[flakes] how do I consume the output of nix flake archive in another store?

I have packaged a Rust application using nix flakes and would like to deploy it to another server that has nix installed.

I have successfully created a binary cache from that application by executing nix flake archive --to file:///tmp/nix-binary-cache ./my-flake-directory
per the nix 2.4 alpha / 3 guide: nix flake archive - Nix Reference Manual

Based on the manual’s wording, I thought nix flake archive ./data/nix-binary-cache/ would work. But that errored because the binary cache is not a flake.

I am stuck on how to consume this from another nix store. Without trying any more complex build tools, what nix command should I use to consume this?

Should I even use a binary cache?

I have considered simply copying the flake to the server and simply doing nix run. But I would like to have the project compiled in advance and not on the destination server.

This is a kind of feedback to the Nix 2.4 RC.

1 Like

As gar as I understand, this command will not “archive” the outputs, but just the flakes source.

Why don’t you just reference the flake from the other systems config flake as an input?

For getting it precompiled over you can use services like cachix to have a remote binary cache, or you can use nix copy to copy over the closure to the other hosts store.

1 Like

Ah, that may be where I misunderstand archive.

Your solution sounds like a better use of the existing tools!
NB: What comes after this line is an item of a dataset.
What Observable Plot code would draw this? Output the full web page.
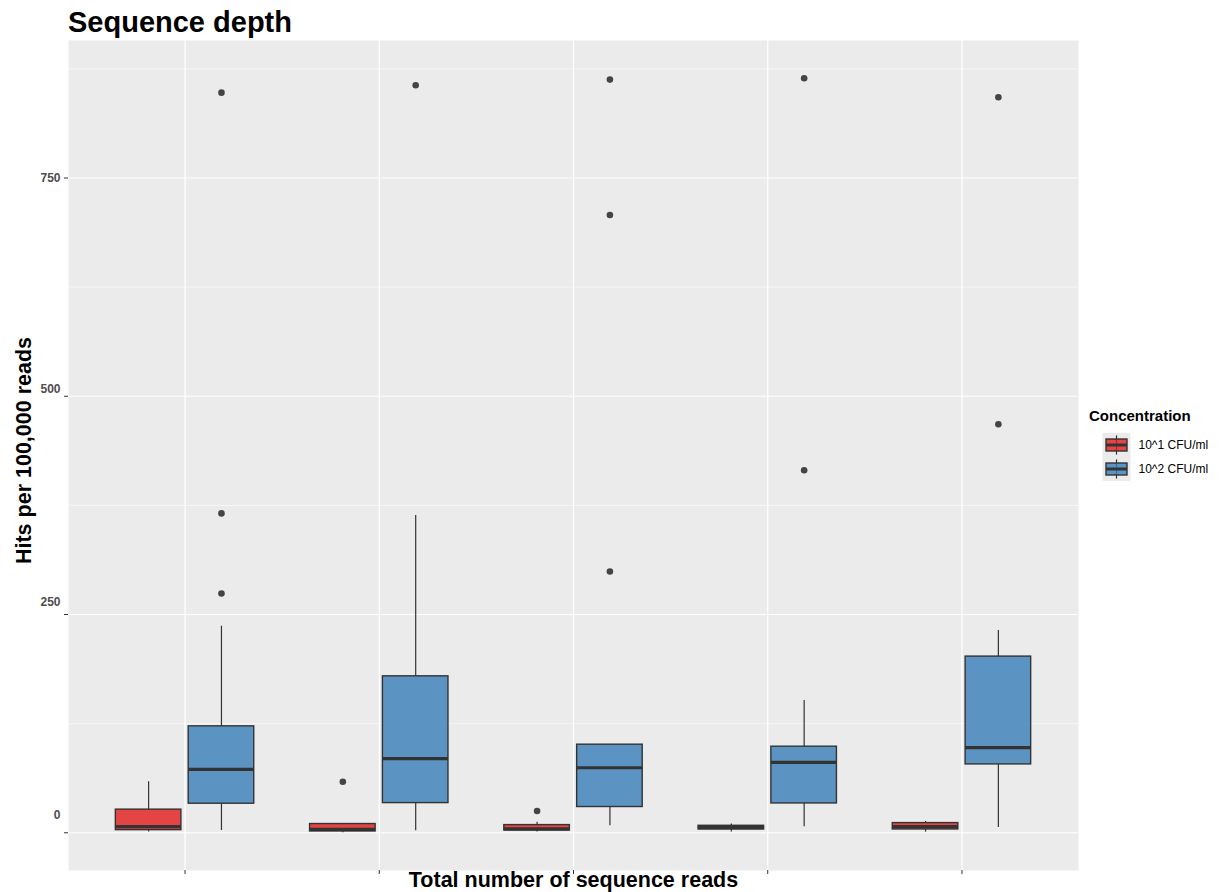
<!DOCTYPE html>
<html>
<head>
<meta charset="utf-8">
<script src="https://cdn.jsdelivr.net/npm/d3@7"></script>
<script src="https://cdn.jsdelivr.net/npm/@observablehq/plot@0.6"></script>
<style>
  body { margin: 0; background: #fff; font-family: "Liberation Sans", Arial, sans-serif; }
  #wrap { position: relative; width: 1219px; height: 892px; overflow: hidden; }
  #title { height: 40px; margin: 0; padding: 2px 0 0 68px; box-sizing: border-box;
           font-size: 29px; font-weight: bold; line-height: 40px; color: #000; }
  #title span { display: inline-block; line-height: 32px; }
  #legend { position: absolute; left: 1080px; top: 400px; }
  svg { display: block; }
</style>
</head>
<body>
<div id="wrap">
  <div id="title"><span>Sequence depth</span></div>
  <div id="chart"></div>
  <div id="legend"></div>
</div>
<script>
// Sequencing-depth groups (one box pair per group)
const depthGroups = ["Depth 1", "Depth 2", "Depth 3", "Depth 4", "Depth 5"];
const concentrations = ["10^1 CFU/ml", "10^2 CFU/ml"];
const concentrationColors = ["#E41A1C", "#377EB8"];

// Box statistics, 10^1 CFU/ml
const low10e1 = [0.8, 0, 1, 0.8, 0.8];
const q1_10e1 = [3, 1.5, 2.6, 3.8, 3.8];
const median10e1 = [7, 4, 4.5, 6, 7];
const q3_10e1 = [26.5, 10, 8.8, 8, 11.1];
const high10e1 = [58.5, 10.5, 12, 10, 13];
const outliers10e1 = [[], [58.5], [25], [], []];

// Box statistics, 10^2 CFU/ml
const low10e2 = [2.6, 2.3, 8, 6.9, 6.1];
const q1_10e2 = [33.3, 34, 29.5, 33.6, 78.3];
const median10e2 = [72.6, 84.9, 74.5, 80.6, 97.5];
const q3_10e2 = [121.9, 179.2, 100.9, 98.6, 201.8];
const high10e2 = [236.6, 363.5, 100.9, 151.4, 231.7];
const outliers10e2 = [[274, 365.8, 847.8], [856.3], [299.3, 707.6, 862.7], [415.3, 864.3], [467.9, 842.5]];

// Axis ticks
const yTicks = [0, 250, 500, 750];
const yMinorTicks = [125, 375, 625, 875];
const yTickLabels = ["0", "250", "500", "750"];

// ---- build tables ----
const stats = [
  {low: low10e1, q1: q1_10e1, med: median10e1, q3: q3_10e1, high: high10e1, out: outliers10e1},
  {low: low10e2, q1: q1_10e2, med: median10e2, q3: q3_10e2, high: high10e2, out: outliers10e2}
];
const dodgeStep = 0.75 / concentrations.length;   // width 0.75 split between the two boxes
const halfBox = dodgeStep * 0.9 / 2;               // 10% padding between boxes
const boxes = [];
const outliers = [];
depthGroups.forEach((g, i) => {
  concentrations.forEach((c, j) => {
    const s = stats[j];
    const xc = i + (j - (concentrations.length - 1) / 2) * dodgeStep;
    boxes.push({group: g, conc: c, xc, x1: xc - halfBox, x2: xc + halfBox,
                low: s.low[i], q1: s.q1[i], med: s.med[i], q3: s.q3[i], high: s.high[i]});
    s.out[i].forEach(v => outliers.push({group: g, conc: c, xc, value: v}));
  });
});

const allValues = boxes.flatMap(b => [b.low, b.high]).concat(outliers.map(o => o.value));
const yMin = d3.min(allValues), yMax = d3.max(allValues);
const pad = (yMax - yMin) * 0.05;
const groupIdx = depthGroups.map((_, i) => i);

// per-label vertical nudges of the y tick labels
const yLabelShift = [-17.5, -12, -7.5, 0];

const font = "Liberation Sans, Arial, sans-serif";
const ink = "#333333";

const tickLabelMarks = yTicks.map((t, k) =>
  Plot.text([t], {
    y: d => d, frameAnchor: "left", dx: -8, dy: yLabelShift[k],
    text: () => yTickLabels[k], textAnchor: "end", lineAnchor: "middle",
    fontSize: 12, fontWeight: "bold", fill: "#4D4D4D"
  })
);

const chart = Plot.plot({
  width: 1219,
  height: 852,
  marginTop: 0,
  marginBottom: 22,
  marginLeft: 68,
  marginRight: 141,
  style: {fontFamily: font, background: "transparent", overflow: "visible"},
  x: {type: "linear", domain: [-0.6, depthGroups.length - 0.4], axis: null},
  y: {domain: [yMin - pad, yMax + pad], axis: null},
  color: {domain: concentrations, range: concentrationColors},
  marks: [
    Plot.frame({fill: "#EBEBEB", stroke: null}),
    Plot.gridY(yMinorTicks, {stroke: "#fff", strokeOpacity: 1, strokeWidth: 0.6}),
    Plot.gridY(yTicks, {stroke: "#fff", strokeOpacity: 1, strokeWidth: 1.2}),
    Plot.gridX(groupIdx, {stroke: "#fff", strokeOpacity: 1, strokeWidth: 1.2}),
    Plot.axisX(groupIdx, {tickSize: 4, tickFormat: () => "", stroke: ink, label: null}),
    Plot.axisY(yTicks, {tickSize: 4, tickFormat: () => "", stroke: ink, label: null}),
    ...tickLabelMarks,
    // whiskers
    Plot.ruleX(boxes, {x: "xc", y1: "low", y2: "q1", stroke: ink, strokeWidth: 1.2}),
    Plot.ruleX(boxes, {x: "xc", y1: "q3", y2: "high", stroke: ink, strokeWidth: 1.2}),
    // boxes
    Plot.rect(boxes, {x1: "x1", x2: "x2", y1: "q1", y2: "q3", fill: "conc", fillOpacity: 0.8,
                      stroke: ink, strokeWidth: 1.4}),
    // medians
    Plot.ruleY(boxes, {x1: "x1", x2: "x2", y: "med", stroke: ink, strokeWidth: 3.2}),
    // outliers
    Plot.dot(outliers, {x: "xc", y: "value", r: 3.3, fill: "#444", stroke: null}),
    // axis titles
    Plot.text(["Total number of sequence reads"], {
      frameAnchor: "bottom", dy: 1.5, lineAnchor: "top", textAnchor: "middle",
      fontSize: 21.5, fontWeight: "bold", fill: "#000"
    }),
    Plot.text(["Hits per 100,000 reads"], {
      frameAnchor: "left", dx: -44, dy: -5, rotate: -90, lineAnchor: "middle", textAnchor: "middle",
      fontSize: 21.5, fontWeight: "bold", fill: "#000"
    })
  ]
});
document.getElementById("chart").appendChild(chart);

// ---- legend with boxplot keys ----
const keyW = 28, keyH = 24, keyX = 22.5, keyY = 33;
const leg = d3.select("#legend").append("svg")
  .attr("width", 139).attr("height", 92)
  .style("font-family", font);
leg.append("text").attr("x", 9).attr("y", 21)
  .attr("font-size", 15).attr("font-weight", "bold").attr("fill", "#000")
  .text("Concentration");
concentrations.forEach((c, j) => {
  const g = leg.append("g").attr("transform", `translate(${keyX},${keyY + j * keyH})`);
  g.append("rect").attr("width", keyW).attr("height", keyH).attr("fill", "#EBEBEB");
  g.append("line").attr("x1", keyW / 2).attr("x2", keyW / 2)
    .attr("y1", keyH * 0.1).attr("y2", keyH * 0.9).attr("stroke", ink).attr("stroke-width", 1.2);
  g.append("rect").attr("x", keyW * 0.125).attr("y", keyH * 0.25)
    .attr("width", keyW * 0.75).attr("height", keyH * 0.5)
    .attr("fill", concentrationColors[j]).attr("fill-opacity", 0.8)
    .attr("stroke", ink).attr("stroke-width", 1.4);
  g.append("line").attr("x1", keyW * 0.125).attr("x2", keyW * 0.875)
    .attr("y1", keyH / 2).attr("y2", keyH / 2).attr("stroke", ink).attr("stroke-width", 3);
  leg.append("text").attr("x", keyX + keyW + 8).attr("y", keyY + j * keyH + keyH / 2)
    .attr("dy", "0.35em").attr("font-size", 12).attr("fill", "#000").text(c);
});
</script>
</body>
</html>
I love it and will give it a try.

I think a binary cache would help in this instance. Shouldn’t be too hard to setup.

Especially if you’re going to use multiple machines, this will scale much nicer.

If the remote machine is also nixos, then you can push configurations to it from a local machine by doing sudo nixos-rebuild --target-host=remote.host --flake .#<hostname> switch. This will build the configuration locally, push it to the remote machine, then perform a switch.

2 Likes

I like this solution for its scalability! Unfortunately I have work within the confines some organizational constraints. These constraints lead me to favor less stateful implementations for deployments. e.g. passing around archives instead of additional nodes in our network.

If I continue bundling multiple packages this approach sounds like a way to reap the benefit of what Jon mentioned without doing the maintenance myself!

I have landed on a simple prototype that fits my current needs. Thanks again for the advice!

I have created a trivial flake.nix that packages the binary.

  1. in continuous integration, build the Rust binary
  2. copy a versioned release-flake/ directory to /tmp/
    • this is needed to avoid the different semantics of working with flakes in a git repository
  3. copy that compiled binary into the directory /tmp/release-flake
  4. run nix flake lock to update the release-flake’s flake.lock
  5. archive the /tmp/release-flake

I then have a release-flake.tar.gz I can pass around and install on the relevant system. I appreciate this newfound flexibility. I remember getting tripped up on this task before nix flakes were a thing.